Knock, knock: Chatham prepares short-term rental rules

CHATHAM–The Town Board met with Planner Nan Stolzenburg to go over the town’s proposed new zoning law at a special meeting December 6. The board focused on section Z of the law, which deals with short-term rentals, and the section on home occupation.

Members of the board and Ms. Stolzenburg stressed while reviewing the proposal that since a law on short-term rentals like the ones the Airbnb website offers is not in the current town zoning law, short-term rentals are not allowed in the town.

“Anyone who has a short-term rental in Chatham is doing so illegally, according to the code,” said Councilman Bob Balcom.

He also said later in the meeting about short-term rentals, “It’s a wild west situation” of having no current laws. “But regulations are coming in,” he said.

That regulation is detailed in section Z of the new code. The board reviewed the issue of having older houses inspected and requiring those houses to meet current state standards. Councilman Michael Richardson said that having short-term rentals inspected would protect the town and the town’s code enforcement officer from lawsuits.

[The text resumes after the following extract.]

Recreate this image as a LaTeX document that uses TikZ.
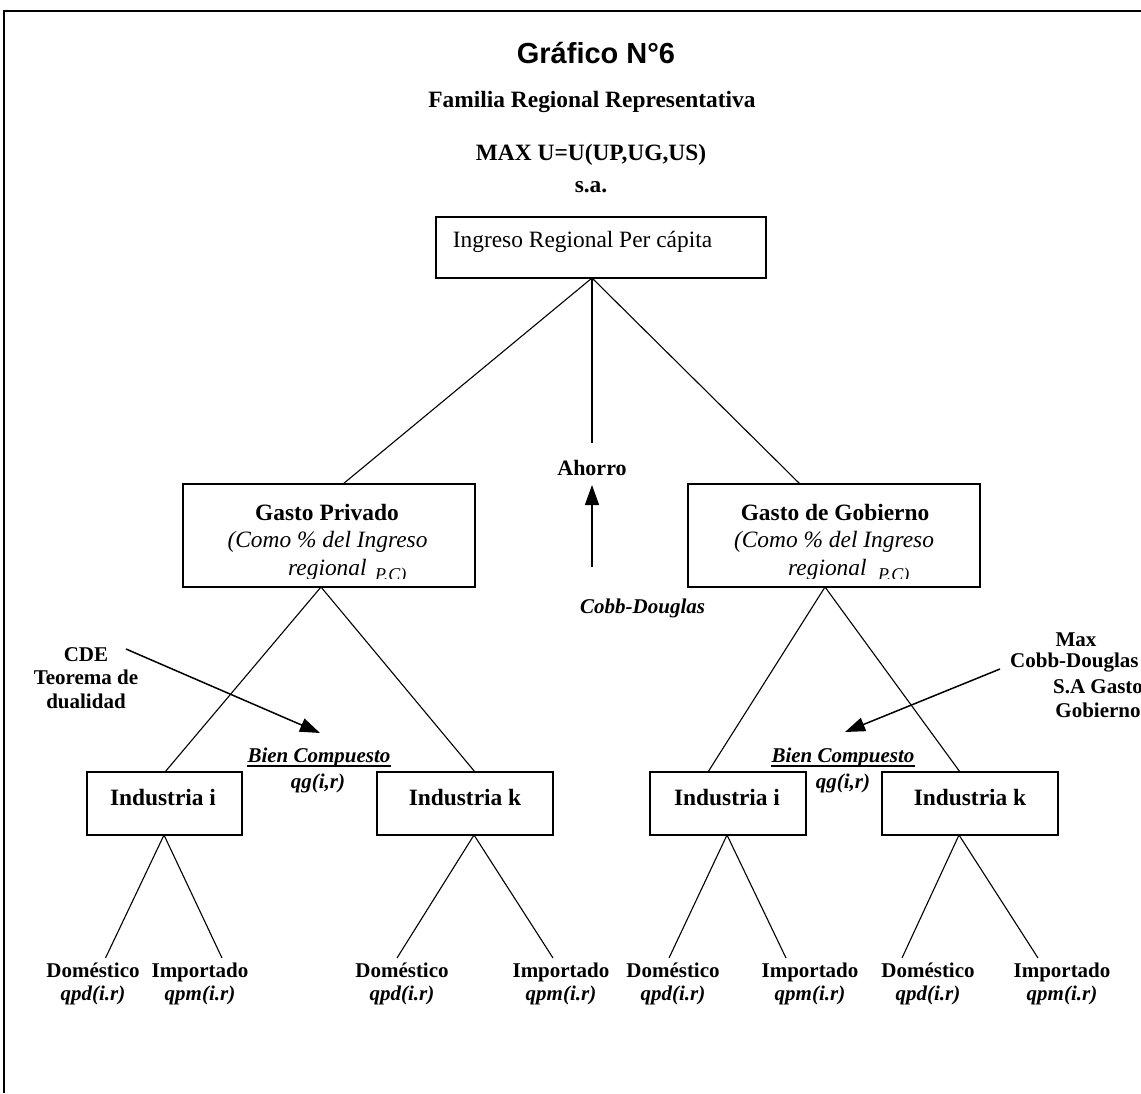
\documentclass[tikz,border=0pt]{standalone}
\usepackage{fontspec}
\setmainfont{Liberation Serif}
\newfontfamily\arialf{Liberation Sans}
\usetikzlibrary{arrows.meta,calc}
\begin{document}
\begin{tikzpicture}[x=1pt,y=-1pt,
  box/.style={draw,line width=1.3pt,inner sep=0pt},
  conn/.style={line width=1.1pt},
  arr/.style={line width=1.5pt,-{Triangle[length=20pt,width=14pt]}},
  rm/.style={inner sep=0pt,font=\fontsize{23.4}{27}\selectfont},
  bf/.style={inner sep=0pt,font=\fontsize{23.4}{27}\selectfont\bfseries},
  it/.style={inner sep=0pt,font=\fontsize{23.4}{27}\selectfont\itshape},
  itsm/.style={inner sep=0pt,font=\fontsize{18}{21}\selectfont\itshape},
  lab/.style={inner sep=0pt,align=center,font=\fontsize{21}{23.5}\selectfont\bfseries},
  bit/.style={inner sep=0pt,font=\fontsize{21}{24}\selectfont\bfseries\itshape},
]
\useasboundingbox (0,0) rectangle (1141,1093);
\fill[white] (0,0) rectangle (1141,1093);
\draw[line width=2pt] (1141,11) -- (4,11) -- (4,1093);

% titles
\node[inner sep=0pt,font=\arialf\fontsize{29}{33}\selectfont\bfseries] (title) at (596,53) {Gráfico N°6};
\node[bf] (fam) at (592,102) {Familia Regional Representativa};
\node[bf] (max) at (591,155) {MAX U=U(UP,UG,US)};
\node[bf] (sa) at (591,187) {s.a.};

% top box
\node[box,minimum width=330pt,minimum height=61pt] (ing) at (601,247.5) {};
\node[rm] (ingt) at (582.5,242) {Ingreso Regional Per cápita};
\coordinate (ia) at (592,278);

% second level boxes
\node[box,minimum width=292pt,minimum height=103pt] (gp) at (329,535.5) {};
\node[box,minimum width=292pt,minimum height=103pt] (gg) at (834,535.5) {};
\coordinate (gpt) at (343,484);
\coordinate (ggt) at (800,484);
\coordinate (gpb) at (321,587);
\coordinate (ggb) at (825,587);

\node[bf] (gpt1) at (327,512) {Gasto Privado};
\node[it] (gpt2) at (327.5,542) {(Como \% del Ingreso};
\node[bf] (ggt1) at (835,512) {Gasto de Gobierno};
\node[it] (ggt2) at (834,542) {(Como \% del Ingreso};
\begin{scope}
  \clip (184,485) rectangle (474,578.5);
  \node[it,anchor=base west] (gpt3) at (288,575) {regional};
  \node[itsm,anchor=base west] (gpt4) at (375,580) {P.C)};
\end{scope}
\begin{scope}
  \clip (689,485) rectangle (979,578.5);
  \node[it,anchor=base west] (ggt3) at (788,575) {regional};
  \node[itsm,anchor=base west] (ggt4) at (878,580) {P.C)};
\end{scope}

% first level connectors
\draw[conn] (ia) -- (gpt);
\draw[conn] (ia) -- (ggt);
\coordinate (ahl) at (592,443);
\draw[conn] (ia) -- (ahl);

% Ahorro
\node[inner sep=0pt,font=\fontsize{22}{25}\selectfont\bfseries] (aho) at (592,468) {Ahorro};
\coordinate (ahs) at (592,567);
\draw[arr] (ahs) -- (aho.south |- 0,485);
\node[bit,anchor=west] (cd) at (580,608) {Cobb-Douglas};

% industry boxes
\node[box,minimum width=155pt,minimum height=63pt] (ii1) at (164.5,803.5) {};
\node[box,minimum width=176pt,minimum height=63pt] (ik1) at (465,803.5) {};
\node[box,minimum width=156pt,minimum height=63pt] (ii2) at (728,803.5) {};
\node[box,minimum width=176pt,minimum height=63pt] (ik2) at (970,803.5) {};
\node[bf] (ii1t) at (163,798) {Industria i};
\node[bf] (ik1t) at (465,798) {Industria k};
\node[bf] (ii2t) at (727,798) {Industria i};
\node[bf] (ik2t) at (970,798) {Industria k};

\coordinate (ii1t0) at (165,772);
\coordinate (ik1t0) at (475,772);
\coordinate (ii2t0) at (708,772);
\coordinate (ik2t0) at (960,772);
\draw[conn] (gpb) -- (ii1t0);
\draw[conn] (gpb) -- (ik1t0);
\draw[conn] (ggb) -- (ii2t0);
\draw[conn] (ggb) -- (ik2t0);

% Bien compuesto
\node[bit,anchor=base] (bc1) at (319,762) {Bien Compuesto};
\draw[line width=1.4pt] ($(bc1.base west)+(0,4)$) -- ($(bc1.base east)+(0,4)$);
\node[bit] (qg1) at (318,783) {qg(i,r)};
\node[bit,anchor=base] (bc2) at (843,762) {Bien Compuesto};
\draw[line width=1.4pt] ($(bc2.base west)+(0,4)$) -- ($(bc2.base east)+(0,4)$);
\node[bit] (qg2) at (843,783) {qg(i,r)};

% CDE annotation
\node[lab] (cde) at (86,678) {CDE\\Teorema de\\dualidad};
\coordinate (cdes) at (126,649);
\coordinate (cdee) at (320,733);
\draw[arr] (cdes) -- (cdee);

% Max annotation
\node[lab] (mx1) at (1076,640) {Max};
\node[lab,anchor=west] (mx2) at (1010,663) {Cobb-Douglas};
\node[lab] (mx3) at (1098,698.5) {S.A Gasto\\Gobierno};
\coordinate (mxs) at (1000,669);
\coordinate (mxe) at (845,732);
\draw[arr] (mxs) -- (mxe);

% bottom connectors
\coordinate (a1) at (164,835);
\coordinate (a2) at (474,835);
\coordinate (a3) at (727,835);
\coordinate (a4) at (959,835);
\coordinate (e1) at (105.5,958);
\coordinate (e2) at (222,958);
\coordinate (e3) at (397,958);
\coordinate (e4) at (553,958);
\coordinate (e5) at (669,958);
\coordinate (e6) at (786,958);
\coordinate (e7) at (902,958);
\coordinate (e8) at (1038,958);
\draw[conn] (a1) -- (e1);
\draw[conn] (a1) -- (e2);
\draw[conn] (a2) -- (e3);
\draw[conn] (a2) -- (e4);
\draw[conn] (a3) -- (e5);
\draw[conn] (a3) -- (e6);
\draw[conn] (a4) -- (e7);
\draw[conn] (a4) -- (e8);

% bottom labels
\node[lab] (d1) at (93,984) {Doméstico\\\textit{qpd(i.r)}};
\node[lab] (m1) at (200,984) {Importado\\\textit{qpm(i.r)}};
\node[lab] (d2) at (402,984) {Doméstico\\\textit{qpd(i.r)}};
\node[lab] (m2) at (561,984) {Importado\\\textit{qpm(i.r)}};
\node[lab] (d3) at (673,984) {Doméstico\\\textit{qpd(i.r)}};
\node[lab] (m3) at (810,984) {Importado\\\textit{qpm(i.r)}};
\node[lab] (d4) at (928,984) {Doméstico\\\textit{qpd(i.r)}};
\node[lab] (m4) at (1062,984) {Importado\\\textit{qpm(i.r)}};
\end{tikzpicture}
\end{document}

Ms. Stolzenburg said she would have the town attorney for land use issues, John Lyons, review that section again. Mr. Lyons has already reviewed the proposed law and made several comments. One of the issues he wanted the board to consider was the amount of time they were giving people to register their short-term rental properties with the town once the law is passed. The latest update says that people have 45 days to comply. But there are currently over 60 residences that are offering short-term rentals, and Mr. Lyons and Ms. Stolzenburg didn’t think there would be enough time for the part-time code enforcement officer (CEO) to deal with all the applications.

The board decided to extend the proposed requirement to six months.

Mr. Richardson stressed that this a new law and no one would be “grandfathered in” since there is not a current law on short-term rentals the board would be changing. “It’s not a change; what you’ve been doing is illegal,” he said of current short-term rentals.

The board also discussed suggestions from Mr. Lyons and Ms. Stolzenburg about the home occupation section, which allows businesses, major and minor, in homes.

There was also a long discussion about investment properties and residency requirements. The proposed law says that a resident must live in a home for 183 days a year, which affects whether someone can offer their property as a short-term rental.

“I know there are a lot of people who are going to be unhappy about that,” said Councilman Kevin Weldon, addressing the residency requirements and how they will affect the ability of property owners to have a short-term rentals. He and Councilman John Wapner also said there will be residents who question whether their property is an investment property or a second home.

“You just don’t think of everything that comes up,” said Ms. Stolzenberg. She said that the board would have to put the new zoning regulations into action and see what questions come up. But she stressed that new proposal is based on the town’s Comprehensive Plan, adopted several years ago, and that zoning law should be reviewed every five years.

Ms. Stolzenberg said she would supply an updated copy for the board to review before they hold another public hearing on the proposal Tuesday, January 13 at 5 p.m. at the Town Hall.

There will also be information for the public on the town’s website at http://chathamnewyork.us/

Also at the meeting:

• The board passed a motion allowing Flying Deer Nature Center to have 125 people on the organization’s site on Daley Road for a winter solstice celebration Saturday, December 15.

When the town Planning Board and Zoning Board Appeals approved the center’s application to move Flying Deer to the site in Chatham the center agreed to limit the number of people on the site to 50 during the year and over 100 for one event in the summer. Flying Deer moved forward with planning for the solstice celebration without the approvals from the town for the large group.

Mr. Richardson, who is on the Flying Deer Board of Directors, said the center would have to cancel the event since there would not be time to go to the ZBA and ask for a change in the special use permit. The Town Board agreed to allow Flying Deer to increase the number of people just for the December 15 event to 125. The center will have to ask the ZBA for the change for next year’s event. Mr. Richardson abstained from the vote

• The board looked at a proposed Carbon Fee and Dividend policy suggested by the county’s Environmental Management Council (EMC). Supervisor Maria Lull said that representatives from the EMC would give a presentation about the policy to the board before the board would have to vote on it. The EMC is also asking other towns in the county to consider the policy.

The board’s next regular meeting is December 20 at 6 p.m.